Pesan adalah peristiwa atemporal
dalam urutan-urutan peristiwa yang merupakan dimensi diakronis waktu, sedangkan
kode ada dalam waktu sebagai seperangkat unsure yang sewaktu, yaitu sebagai sistem
sinkronis.
Pesan itu intensional. Ia
direncanakan oleh seseorang. Kode anonim dan tidak direncanakan. Dalam hal ini
kode tidak disadari, bukan dalam arti bahwa dorongan dan impuls tidak disadari
menurut metapsikologi Frudian, tetapi dalam arti tidak disadari secara
structural nonlibidinal dan kultural.
Pesan itu arbitrer dan kontingen/tidak
pasti, sedang kode itu sistematik dan memaksa bagi masyarakat yang berbicara.
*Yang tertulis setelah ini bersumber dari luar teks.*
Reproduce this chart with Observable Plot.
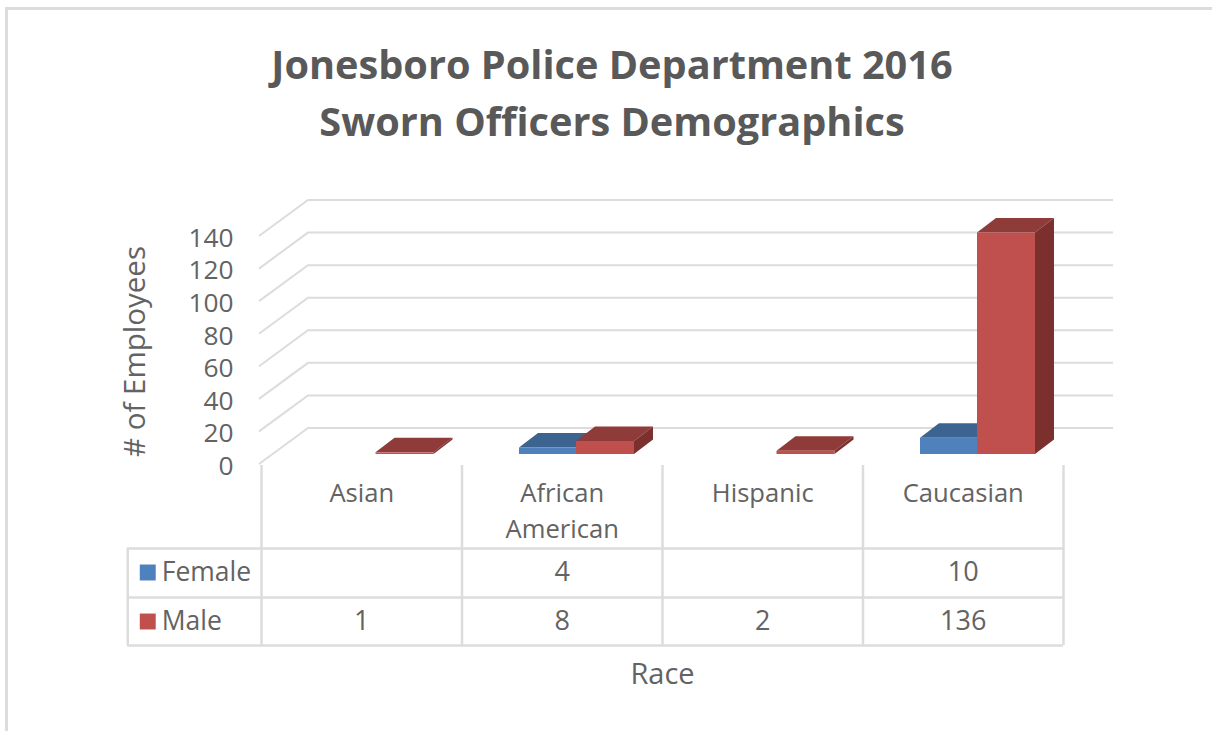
<!DOCTYPE html>
<html>
<head>
<meta charset="utf-8">
<script src="https://cdn.jsdelivr.net/npm/d3@7"></script>
<script src="https://cdn.jsdelivr.net/npm/@observablehq/plot@0.6"></script>
<style>
html,body{margin:0;padding:0;background:#fff;width:1212px;height:731px;overflow:hidden}
#sheet{position:absolute;left:5px;top:7px;right:0;bottom:0;border-left:3px solid #dcdcdc;border-top:3px solid #dcdcdc}
#title{position:absolute;left:0;top:36px;width:1224px;text-align:center;font:700 39.7px/57px "Open Sans",sans-serif;color:#595959}
#chart,#table{position:absolute;left:0}
#chart{top:190px}
#table{top:465px}
svg{overflow:visible}
</style>
</head>
<body>
<div id="sheet"></div>
<div id="title">Jonesboro Police Department 2016<br>Sworn Officers Demographics</div>
<div id="chart"></div>
<div id="table"></div>
<script>
const categories = ["Asian", "African\nAmerican", "Hispanic", "Caucasian"];
const female = [null, 4, null, 10];
const male = [1, 8, 2, 136];
const yTicks = [0, 20, 40, 60, 80, 100, 120, 140];
const seriesNames = ["Female", "Male"];
const seriesFront = ["#4f81bd", "#c0504d"];
const seriesTop = ["#3d6490", "#8f3b39"];
const seriesSide = ["#355878", "#7c302e"];
const yTitle = "# of Employees";
const xTitle = "Race";

const font = '"Open Sans",sans-serif';
const ink = "#636363";
const grid = "#dcdcdc";

const rows = s => categories
  .map((category, i) => ({category, value: (s === 0 ? female : male)[i]}))
  .filter(d => d.value != null);

const insets = [{insetLeft: 57.5, insetRight: 86}, {insetLeft: 114.5, insetRight: 28}];
const barDepth = {dx: 19, dy: -14.5};

function gridMark(index, {y}, values, {width, marginLeft, marginRight}) {
  const g = d3.create("svg:g").attr("fill", "none").attr("stroke", grid).attr("stroke-width", 2);
  for (const v of yTicks) {
    const p = y(v);
    g.append("path").attr("d", `M${marginLeft - 2},${p + 10}L${marginLeft + 47},${p - 26}H${width - marginRight + 50}`);
  }
  return g.node();
}

function facesMark(s) {
  return function (index, {x, y}) {
    const g = d3.create("svg:g");
    const bw = x.bandwidth();
    for (const d of rows(s)) {
      const l = x(d.category) + insets[s].insetLeft;
      const r = x(d.category) + bw - insets[s].insetRight;
      const t = y(d.value), b = y(0);
      const {dx, dy} = barDepth;
      g.append("polygon").attr("fill", seriesTop[s])
        .attr("points", `${l},${t} ${l + dx},${t + dy} ${r + dx},${t + dy} ${r},${t}`);
      g.append("polygon").attr("fill", seriesSide[s])
        .attr("points", `${r},${t} ${r + dx},${t + dy} ${r + dx},${b + dy} ${r},${b}`);
    }
    return g.node();
  };
}

const seriesMarks = seriesNames.flatMap((name, s) => [
  facesMark(s),
  Plot.barY(rows(s), {x: "category", y: "value", fill: seriesFront[s], ...insets[s]})
]);

const chart = Plot.plot({
  width: 1212,
  height: 290,
  marginLeft: 261,
  marginRight: 149,
  marginTop: 36,
  marginBottom: 26,
  style: {fontFamily: font, background: "transparent"},
  x: {type: "band", domain: categories, padding: 0, round: false, axis: null},
  y: {domain: [0, 140], label: null},
  marks: [
    gridMark,
    Plot.axisY({ticks: yTicks, tickSize: 0, tickPadding: 28, dy: 12, fontSize: 26.3, color: ink, label: null}),
    Plot.text([yTitle], {frameAnchor: "left", textAnchor: "middle", dx: -126, dy: 11, rotate: -90, fontSize: 29.5, fill: ink}),
    ...seriesMarks
  ]
});
document.getElementById("chart").append(chart);

const rowDomain = ["Category", "Female", "Male"];
const tableCells = seriesNames.flatMap((name, s) =>
  rows(s).map(d => ({category: d.category, row: name, value: d.value})));

const table = Plot.plot({
  width: 1212,
  height: 266,
  marginLeft: 127,
  marginRight: 149,
  marginTop: 0,
  marginBottom: 86,
  style: {fontFamily: font, background: "transparent"},
  x: {type: "band", domain: categories, padding: 0, round: false, range: [261, 1063], axis: null},
  y: {type: "point", domain: rowDomain, range: [58, 156], padding: 0, axis: null},
  marks: [
    Plot.ruleX(categories, {x: d => d, dx: -100.25, stroke: grid, strokeWidth: 2.5}),
    Plot.ruleX(categories.slice(-1), {x: d => d, dx: 100.25, stroke: grid, strokeWidth: 2.5}),
    Plot.ruleX(categories.slice(0, 1), {x: d => d, y1: () => "Female", y2: () => "Male", dx: -234, insetTop: -24, insetBottom: -24, stroke: grid, strokeWidth: 2.5}),
    Plot.ruleY(seriesNames, {y: d => d, dy: -24, stroke: grid, strokeWidth: 2.5}),
    Plot.ruleY(seriesNames.slice(-1), {y: d => d, dy: 24, stroke: grid, strokeWidth: 2.5}),
    Plot.text(categories, {x: d => d, y: () => "Category", text: d => d, lineAnchor: "top", dy: -47, fontSize: 25.6, lineHeight: 1.41, fill: ink}),
    Plot.text(tableCells, {x: "category", y: "row", text: "value", fontSize: 27, dy: 0, fill: ink}),
    Plot.dot(seriesNames, {x: () => categories[0], y: d => d, dx: -214, symbol: "square", r: 9, fill: (d, i) => seriesFront[i]}),
    Plot.text(seriesNames, {x: () => categories[0], y: d => d, text: d => d, dx: -200, textAnchor: "start", fontSize: 26.5, fill: ink}),
    Plot.text([xTitle], {frameAnchor: "bottom", lineAnchor: "middle", dx: 67, dy: 29, fontSize: 29, fill: ink})
  ]
});
document.getElementById("table").append(table);
</script>
</body>
</html>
Pertentangan terakhir ini mecerminkan bahwa pendapat Saussure tentang “parole”
dan “langue” jatuh pada ranah kedekatan kode untuk penelitian ilmiah tentang
fonologis, leksikal, dan sintaksis. Parole secara ilmiah hanya membahas akustik,
fisiologi, sosiologi dan sejarah perubahan semantic, sedangkan langue adalah
objek satu ilmu deskripsi sistem sinkronis bahasa. Pendapat Saussure ini akan
menyebabkan terkurungnya “pesan” untuk
kebutuhan kode, “peristiwa” untuk kebutuhan sistem, “intensi” untuk kebutuhan
struktur, dan “kesewenang-wenangan tindakan” untuk sistematisitas kombinasi
dalam sistem sinkronis.
Berdasarkan uraian di atas dapat
ditarik beberapa postulat model structural , yaitu:
1.
Pendekatan sinkronis harus mendahului pendekatan
diakronis apa pun karena sistem lebih dapat dipahami daripada perubahan.
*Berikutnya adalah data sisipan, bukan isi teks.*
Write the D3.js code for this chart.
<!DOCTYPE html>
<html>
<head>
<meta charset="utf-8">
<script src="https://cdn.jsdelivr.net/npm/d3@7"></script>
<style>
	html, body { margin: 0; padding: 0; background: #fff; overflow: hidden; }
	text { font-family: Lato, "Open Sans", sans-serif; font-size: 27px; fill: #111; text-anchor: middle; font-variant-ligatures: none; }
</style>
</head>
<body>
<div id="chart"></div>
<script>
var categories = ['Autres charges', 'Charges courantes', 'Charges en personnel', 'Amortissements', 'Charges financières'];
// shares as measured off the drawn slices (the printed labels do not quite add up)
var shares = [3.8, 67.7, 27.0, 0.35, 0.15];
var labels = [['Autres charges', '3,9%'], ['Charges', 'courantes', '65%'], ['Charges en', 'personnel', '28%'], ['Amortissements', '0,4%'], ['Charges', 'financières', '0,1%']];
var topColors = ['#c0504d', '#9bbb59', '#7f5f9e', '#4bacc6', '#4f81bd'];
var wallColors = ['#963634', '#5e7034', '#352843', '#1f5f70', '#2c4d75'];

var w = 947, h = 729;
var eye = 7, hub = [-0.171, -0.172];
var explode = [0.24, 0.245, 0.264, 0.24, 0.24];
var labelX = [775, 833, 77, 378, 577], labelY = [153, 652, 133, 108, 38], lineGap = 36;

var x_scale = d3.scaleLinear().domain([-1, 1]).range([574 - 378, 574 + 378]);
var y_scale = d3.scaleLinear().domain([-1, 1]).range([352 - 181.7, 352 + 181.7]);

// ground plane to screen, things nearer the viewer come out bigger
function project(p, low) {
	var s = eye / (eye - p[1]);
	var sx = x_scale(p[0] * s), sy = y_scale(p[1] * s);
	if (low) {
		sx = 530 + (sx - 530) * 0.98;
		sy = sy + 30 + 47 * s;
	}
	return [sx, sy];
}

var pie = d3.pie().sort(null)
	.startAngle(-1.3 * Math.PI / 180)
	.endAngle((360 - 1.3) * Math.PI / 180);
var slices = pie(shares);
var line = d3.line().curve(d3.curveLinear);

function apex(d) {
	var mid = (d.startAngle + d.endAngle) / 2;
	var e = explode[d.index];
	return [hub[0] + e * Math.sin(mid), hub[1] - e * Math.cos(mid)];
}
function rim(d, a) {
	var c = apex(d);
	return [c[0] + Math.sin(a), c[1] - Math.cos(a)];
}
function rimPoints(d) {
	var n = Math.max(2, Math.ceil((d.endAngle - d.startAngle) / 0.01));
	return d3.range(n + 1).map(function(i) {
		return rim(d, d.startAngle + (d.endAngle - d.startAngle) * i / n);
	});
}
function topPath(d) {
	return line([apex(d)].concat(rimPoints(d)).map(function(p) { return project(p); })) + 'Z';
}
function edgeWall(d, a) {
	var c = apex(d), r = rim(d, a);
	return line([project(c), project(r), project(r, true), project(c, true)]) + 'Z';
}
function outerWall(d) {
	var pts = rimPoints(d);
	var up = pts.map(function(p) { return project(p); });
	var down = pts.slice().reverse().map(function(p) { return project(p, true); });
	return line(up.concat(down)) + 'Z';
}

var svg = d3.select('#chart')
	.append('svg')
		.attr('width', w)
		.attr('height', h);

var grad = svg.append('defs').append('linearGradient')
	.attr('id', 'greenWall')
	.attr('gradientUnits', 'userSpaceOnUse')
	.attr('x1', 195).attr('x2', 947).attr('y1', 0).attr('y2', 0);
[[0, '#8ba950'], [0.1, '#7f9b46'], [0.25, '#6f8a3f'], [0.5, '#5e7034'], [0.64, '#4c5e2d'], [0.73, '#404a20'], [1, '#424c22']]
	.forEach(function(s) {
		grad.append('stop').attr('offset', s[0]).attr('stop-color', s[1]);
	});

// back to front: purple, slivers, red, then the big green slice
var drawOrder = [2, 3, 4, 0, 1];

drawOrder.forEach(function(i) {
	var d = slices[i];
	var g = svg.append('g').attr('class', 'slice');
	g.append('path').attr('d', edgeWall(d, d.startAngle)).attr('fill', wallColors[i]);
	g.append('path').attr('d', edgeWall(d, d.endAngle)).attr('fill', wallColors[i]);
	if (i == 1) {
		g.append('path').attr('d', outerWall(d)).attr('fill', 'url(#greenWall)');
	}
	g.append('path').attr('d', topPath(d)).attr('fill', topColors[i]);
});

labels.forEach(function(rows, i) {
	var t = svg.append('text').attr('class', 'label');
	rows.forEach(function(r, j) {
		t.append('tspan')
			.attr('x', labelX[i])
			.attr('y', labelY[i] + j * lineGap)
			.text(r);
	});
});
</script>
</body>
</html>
Perubahan itu adalah perubahan sebagian atau seluruh dalam suatu keadaan dari
suatu sistem. Oleh karena itu, sejarah perubahan harus dating setelah teori
yang mendeskripsikan keadaan sinkronis sistem itu.
2.
Kasus paradigmatic untuk pendekatan structural
adalah kasus seperangkat entitas diskrete yang terbatas. Sistem fonologi
mungkin tampak memuaskan postulat kedua ini secara langsung daripada yang
dilakukan sistem leksikal dimana kreteria keterbatasan lebih sulit diterapkan
secara konkrit.
3.
Dalam sistem tanda hanya ada perbedaan, tetapi
tidak ada eksisistensi substansial (Saussure). Postulat ini membatasi sifat
formal entitas linguistic. Formal di sini dipertentangkan dengan substansial
dalam arti eksistensi positif otonom dari entitas yang dipertaruhkan dalam
linguistic dan pada umumnya, dalam semiotic.
4.
Dalam sistem terbatas semacam itu, semua
hubungan itu imanen terhadap sistem. Dalam hal ini sistem semiotic itu tertutup
dalam arti tanpa hubungan dengan realitas`eksternal nonsemiotik. Definisi tanda
yang diberikan oleh Saussure telah menyiratkan postulat ini (tanda dan benda
bersifat permanen). Padahal semiotic sebenarnya bersifat terbuka tetapi
dibatasi oleh hubungan eksternal antara tanda dan benda.
Berdasarkan
postulat di atas, maka dapat kita simpulkan bahwa bahasa dalam teori structural
tidak lagi tampak sebagai mediasi antara pikiran dan benda. Bahasa didudukkan sebagai
dunia tertutup, dimana setiap hal hanya mengacu pada hal lain dari sistem yang
sama, karena saling berpengaruh oposisi dan perbedaan yang konstitutif dari
sitem itu. Oleh karena itu, bahasa tidak lagi diperlakukan sebagai “bentuk
kehidupan” , tetapi sebagai sistem swasembada hubungan batin. Pada titik
ekstrem ini bahasa didudukkan sebagai wacana hilang.